Before the September11 attacks, Saddam had put his troops on high alert,
but little was done at the time to move crucial weaponry. When the Pentagon
said it was investigating the possibility that Iraq might not only have
been involved in the assault on the New York towers but may also have
been behind the anthrax attacks in the US, it began moving its chemical
weapons factories.
Western intelligence officers said on Saturday that the north-east region
of Hemrin was the centre of most activity. Saddam ordered his troops to
dig 18-metre-deep holes in the area and to bury chemical and biological
cargo arriving from the capital. Six pits have been dug. Meanwhile, factories
that make missiles and chemical weapons had been relocated to Baiji and
al-Safar, in the north-west.
"These are heavily protected no-go areas with massive infrastructure,"

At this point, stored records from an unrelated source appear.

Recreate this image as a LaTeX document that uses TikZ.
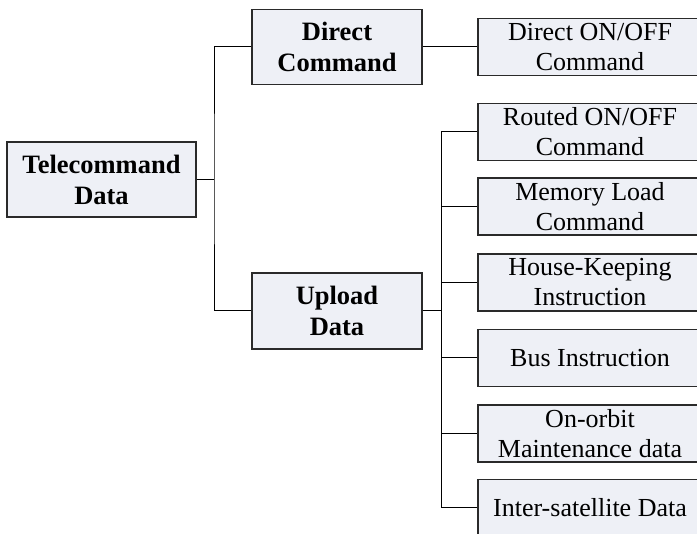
\documentclass[tikz,border=0pt]{standalone}
\usepackage{fontspec}
\setmainfont{Liberation Serif}
\definecolor{boxfill}{HTML}{EEF0F6}
\definecolor{boxline}{HTML}{2A2A2A}
\begin{document}
\begin{tikzpicture}[x=1pt,y=-1pt,
  box/.style={draw=boxline,line width=1.1pt,fill=boxfill,inner sep=0pt,align=center,
    font=\fontsize{26}{30}\selectfont},
  bbox/.style={box,font=\fontsize{26.5}{31}\selectfont\bfseries},
  leftbox/.style={bbox,minimum width=170pt,minimum height=75pt},
  rbox/.style={box,minimum width=224pt,minimum height=57pt},
  conn/.style={line width=1pt,draw=black}]
\useasboundingbox (0,0) rectangle (697,534);
\begin{scope}
\clip (0,0) rectangle (697,534);
\node[bbox,minimum width=189pt,minimum height=75pt] (tele) at (101.5,179.5) {Telecommand\\Data};
\node[leftbox] (direct) at (337,47) {Direct\\Command};
\node[leftbox,minimum height=76pt] (upload) at (337,311) {Upload\\Data};
\node[rbox] (don) at (590,47) {Direct ON/OFF\\Command};
\node[rbox] (routed) at (590,132) {Routed ON/OFF\\Command};
\node[rbox] (memory) at (590,206.5) {Memory Load\\Command};
\node[rbox] (house) at (590,282.5) {House-Keeping\\Instruction};
\node[rbox] (bus) at (590,358) {Bus Instruction};
\node[rbox] (orbit) at (590,433.5) {On-orbit\\Maintenance data};
\node[rbox] (inter) at (590,508) {Inter-satellite Data};
\coordinate (j1) at (214,179.5);
\coordinate (j2) at (441,311);
\draw[conn] (tele.east) -- (j1);
\draw[conn] (direct.west) -| (j1) |- (upload.west);
\draw[conn] (direct.east) -- (don.west);
\draw[conn] (upload.east) -- (j2);
\draw[conn] (j2) |- (routed.west);
\draw[conn] (j2) |- (memory.west);
\draw[conn] (j2) |- (house.west);
\draw[conn] (j2) |- (bus.west);
\draw[conn] (j2) |- (orbit.west);
\draw[conn] (j2) |- (inter.west);
\end{scope}
\end{tikzpicture}
\end{document}
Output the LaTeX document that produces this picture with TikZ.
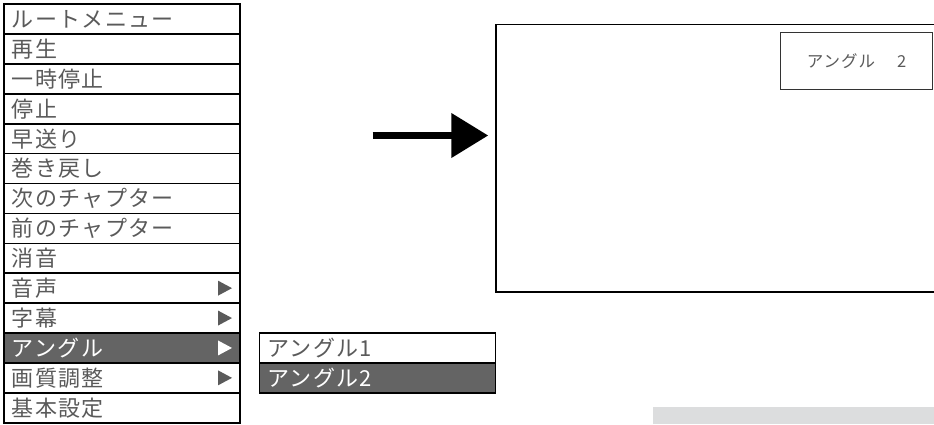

an intelligence officer said. "They have everything: bunkers, sophisticated
communications systems and living quarters for the military and senior
intelligence officers."
Scott Ritter, a former UN weapons inspector between 1991 and 1998, cautioned
against blaming Iraq for the attacks. While it was true the regime "had
not fully complied with its disarmament obligation, particularly in the
field of biological weapons", he said, the failure did not "equate to
a retained biological weapons capability". Accusations that Iraq was the
source of the anthrax were unsubstantiated and irresponsible, he said.